• STATED EXERCISE:
Return every line below as is, leaving out the pictures.

• COLLECTED MATERIAL:
══════════

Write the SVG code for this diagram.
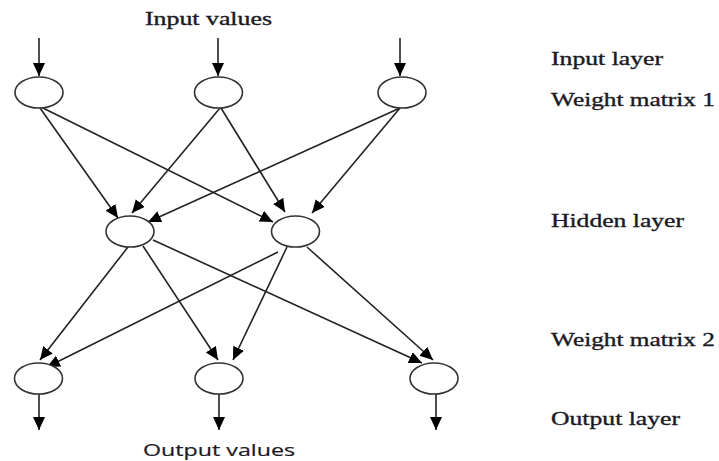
<svg xmlns="http://www.w3.org/2000/svg" width="719" height="461" viewBox="0 0 719 461">
<style>
.node{fill:#fff;stroke:#333;stroke-width:1.6}
.edge{stroke:#222;stroke-width:1.6;fill:none;marker-end:url(#ah)}
.lbl{font-family:"Liberation Serif","DejaVu Serif",serif;font-size:19px;fill:#1a1a24;stroke:#1a1a24;stroke-width:0.35}
.sans{font-family:"Open Sans","Liberation Sans",sans-serif;font-size:17px;fill:#1a1a24;stroke:#1a1a24;stroke-width:0.2}
</style>
<defs>
<marker id="ah" markerUnits="userSpaceOnUse" markerWidth="15" markerHeight="13" refX="13" refY="6" orient="auto">
<path d="M0,0 L13,6 L0,12 z" fill="#000"/>
</marker>
</defs>
<rect width="719" height="461" fill="#fff"/>
<g id="connectors">
<line class="edge" x1="39" y1="38" x2="39" y2="76"/>
<line class="edge" x1="218" y1="38" x2="218" y2="76"/>
<line class="edge" x1="400" y1="38" x2="400" y2="76"/>
<line class="edge" x1="40" y1="108" x2="118" y2="218"/>
<line class="edge" x1="43" y1="108" x2="273" y2="222"/>
<line class="edge" x1="220" y1="108" x2="132" y2="213"/>
<line class="edge" x1="221" y1="108" x2="285" y2="212"/>
<line class="edge" x1="400" y1="108" x2="148" y2="222"/>
<line class="edge" x1="400" y1="108" x2="312" y2="213"/>
<line class="edge" x1="128" y1="247" x2="40" y2="360"/>
<line class="edge" x1="143" y1="246" x2="218" y2="360"/>
<line class="edge" x1="153" y1="240" x2="422" y2="363"/>
<line class="edge" x1="278" y1="252" x2="47" y2="367"/>
<line class="edge" x1="287" y1="247" x2="233" y2="360"/>
<line class="edge" x1="307" y1="247" x2="433" y2="360"/>
<line class="edge" x1="39" y1="394" x2="39" y2="430"/>
<line class="edge" x1="219" y1="394" x2="219" y2="430"/>
<line class="edge" x1="436" y1="394" x2="436" y2="430"/>
</g>
<g id="in1"><ellipse class="node" cx="39" cy="92.5" rx="24" ry="15.5"/></g>
<g id="in2"><ellipse class="node" cx="218.5" cy="92.5" rx="24" ry="15.5"/></g>
<g id="in3"><ellipse class="node" cx="402" cy="92.5" rx="24" ry="15.5"/></g>
<g id="h1"><ellipse class="node" cx="130" cy="231.5" rx="24" ry="15.5"/></g>
<g id="h2"><ellipse class="node" cx="295.5" cy="231.5" rx="24" ry="15.5"/></g>
<g id="out1"><ellipse class="node" cx="38.5" cy="378.5" rx="24" ry="15.5"/></g>
<g id="out2"><ellipse class="node" cx="219" cy="378.5" rx="24" ry="15.5"/></g>
<g id="out3"><ellipse class="node" cx="434" cy="378.5" rx="24" ry="15.5"/></g>
<g id="labels">
<text class="lbl" x="145" y="25" textLength="127" lengthAdjust="spacingAndGlyphs">Input values</text>
<text class="sans" x="143" y="456" textLength="152" lengthAdjust="spacingAndGlyphs">Output values</text>
<text class="lbl" x="551" y="65" textLength="112" lengthAdjust="spacingAndGlyphs">Input layer</text>
<text class="lbl" x="551" y="106" textLength="164" lengthAdjust="spacingAndGlyphs">Weight matrix 1</text>
<text class="lbl" x="551" y="227" textLength="133" lengthAdjust="spacingAndGlyphs">Hidden layer</text>
<text class="lbl" x="551" y="346" textLength="164" lengthAdjust="spacingAndGlyphs">Weight matrix 2</text>
<text class="lbl" x="551" y="425" textLength="129" lengthAdjust="spacingAndGlyphs">Output layer</text>
</g>
</svg>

══════════

• ANSWER TO THE PROBLEM:
Write the SVG code for this diagram.
<svg xmlns="http://www.w3.org/2000/svg" width="719" height="461" viewBox="0 0 719 461">
<style>
.node{fill:#fff;stroke:#333;stroke-width:1.6}
.edge{stroke:#222;stroke-width:1.6;fill:none;marker-end:url(#ah)}
.lbl{font-family:"Liberation Serif","DejaVu Serif",serif;font-size:19px;fill:#1a1a24;stroke:#1a1a24;stroke-width:0.35}
.sans{font-family:"Open Sans","Liberation Sans",sans-serif;font-size:17px;fill:#1a1a24;stroke:#1a1a24;stroke-width:0.2}
</style>
<defs>
<marker id="ah" markerUnits="userSpaceOnUse" markerWidth="15" markerHeight="13" refX="13" refY="6" orient="auto">
<path d="M0,0 L13,6 L0,12 z" fill="#000"/>
</marker>
</defs>
<rect width="719" height="461" fill="#fff"/>
<g id="connectors">
<line class="edge" x1="39" y1="38" x2="39" y2="76"/>
<line class="edge" x1="218" y1="38" x2="218" y2="76"/>
<line class="edge" x1="400" y1="38" x2="400" y2="76"/>
<line class="edge" x1="40" y1="108" x2="118" y2="218"/>
<line class="edge" x1="43" y1="108" x2="273" y2="222"/>
<line class="edge" x1="220" y1="108" x2="132" y2="213"/>
<line class="edge" x1="221" y1="108" x2="285" y2="212"/>
<line class="edge" x1="400" y1="108" x2="148" y2="222"/>
<line class="edge" x1="400" y1="108" x2="312" y2="213"/>
<line class="edge" x1="128" y1="247" x2="40" y2="360"/>
<line class="edge" x1="143" y1="246" x2="218" y2="360"/>
<line class="edge" x1="153" y1="240" x2="422" y2="363"/>
<line class="edge" x1="278" y1="252" x2="47" y2="367"/>
<line class="edge" x1="287" y1="247" x2="233" y2="360"/>
<line class="edge" x1="307" y1="247" x2="433" y2="360"/>
<line class="edge" x1="39" y1="394" x2="39" y2="430"/>
<line class="edge" x1="219" y1="394" x2="219" y2="430"/>
<line class="edge" x1="436" y1="394" x2="436" y2="430"/>
</g>
<g id="in1"><ellipse class="node" cx="39" cy="92.5" rx="24" ry="15.5"/></g>
<g id="in2"><ellipse class="node" cx="218.5" cy="92.5" rx="24" ry="15.5"/></g>
<g id="in3"><ellipse class="node" cx="402" cy="92.5" rx="24" ry="15.5"/></g>
<g id="h1"><ellipse class="node" cx="130" cy="231.5" rx="24" ry="15.5"/></g>
<g id="h2"><ellipse class="node" cx="295.5" cy="231.5" rx="24" ry="15.5"/></g>
<g id="out1"><ellipse class="node" cx="38.5" cy="378.5" rx="24" ry="15.5"/></g>
<g id="out2"><ellipse class="node" cx="219" cy="378.5" rx="24" ry="15.5"/></g>
<g id="out3"><ellipse class="node" cx="434" cy="378.5" rx="24" ry="15.5"/></g>
<g id="labels">
<text class="lbl" x="145" y="25" textLength="127" lengthAdjust="spacingAndGlyphs">Input values</text>
<text class="sans" x="143" y="456" textLength="152" lengthAdjust="spacingAndGlyphs">Output values</text>
<text class="lbl" x="551" y="65" textLength="112" lengthAdjust="spacingAndGlyphs">Input layer</text>
<text class="lbl" x="551" y="106" textLength="164" lengthAdjust="spacingAndGlyphs">Weight matrix 1</text>
<text class="lbl" x="551" y="227" textLength="133" lengthAdjust="spacingAndGlyphs">Hidden layer</text>
<text class="lbl" x="551" y="346" textLength="164" lengthAdjust="spacingAndGlyphs">Weight matrix 2</text>
<text class="lbl" x="551" y="425" textLength="129" lengthAdjust="spacingAndGlyphs">Output layer</text>
</g>
</svg>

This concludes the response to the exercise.